Australian mining group BHP has invested in a start-up that says it can reduce the amount of energy needed to crush rock, part of growing efforts by the mining sector to curb energy use.
The Toulouse-based start-up, I-Rox, uses high-voltage pulses of power to disintegrate rock, an approach that has been trialled in laboratories for years but has not previously been applied in commercial mining operations.
Its backers include the Bill Gates-backed Breakthrough Energy Ventures, and the Canadian mining magnate Robert Friedland.
Mining companies are huge energy consumers because of the amount of power needed to crush and grind mined rock into small particles so that valuable metal can be extracted.

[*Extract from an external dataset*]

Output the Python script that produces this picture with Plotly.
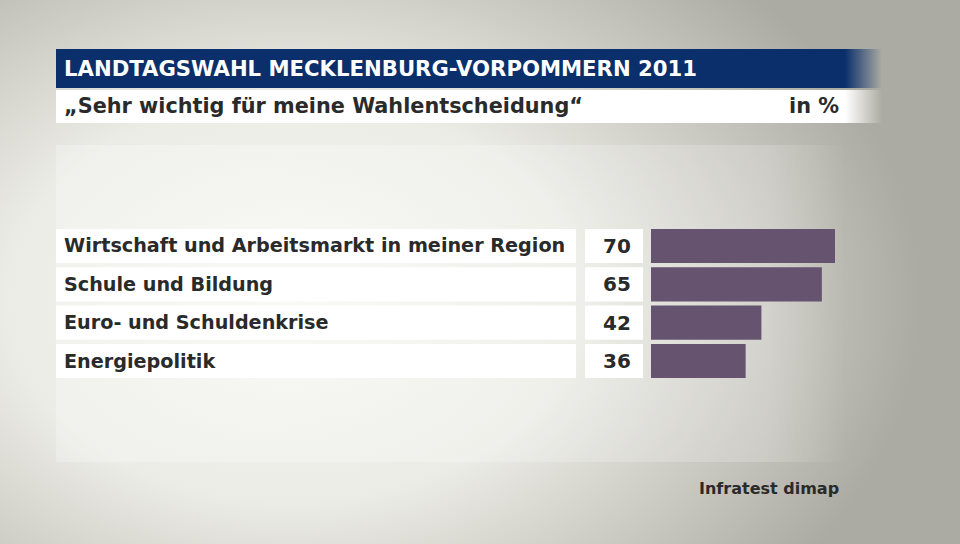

These rock-breaking processes consume more than 4 per cent of the world’s electricity and are a big source of emissions from miners’ direct operations.
I-Rox’s approach is to use intense, short bursts of energy to shatter the rock. The company says this consumes up to 80 per cent less energy than the traditional crushing and grinding process.
“What we are trying to do here is to enable the mining industry to have the tools to deliver on the energy transition,” said Friedland, who is chair of I-Pulse, the parent company of I-Rox.
The I-Rox process could “revolutionise” mining, he added. “The whole process of how we get the metal out, how we liberate rock, has to be discussed.”
The applications of pulsed power have been studied for decades by labs around the world, and the “electrical disintegration” of rocks was first identified in the 1970s. However, it has not been applied at large scale in commercial mining before because of uneven results in the breakage of rocks.
BHP has invested in both I-Rox, which received a €12mn investment from Breakthrough Energy Ventures in November, and in parent firm I-Pulse, which is a Friedland-backed company using pulsed-power for a range of applications including geological exploration, finding water and manufacturing.
Mike Henry, chief executive of BHP, said the deal with I-Rox and I-Pulse would “improve the competitiveness of and help decarbonise our current business”.
The I-Pulse group has launched other applications of its pulsed-power technology, including for geological exploration, finding water and manufacturing.
BHP also holds a 5.5 per cent stake in Ivanhoe Electric, the Friedland-founded mining company with copper projects in Arizona and Utah that went public in New York this year. Before going public, Ivanhoe was a subsidiary of I-Pulse.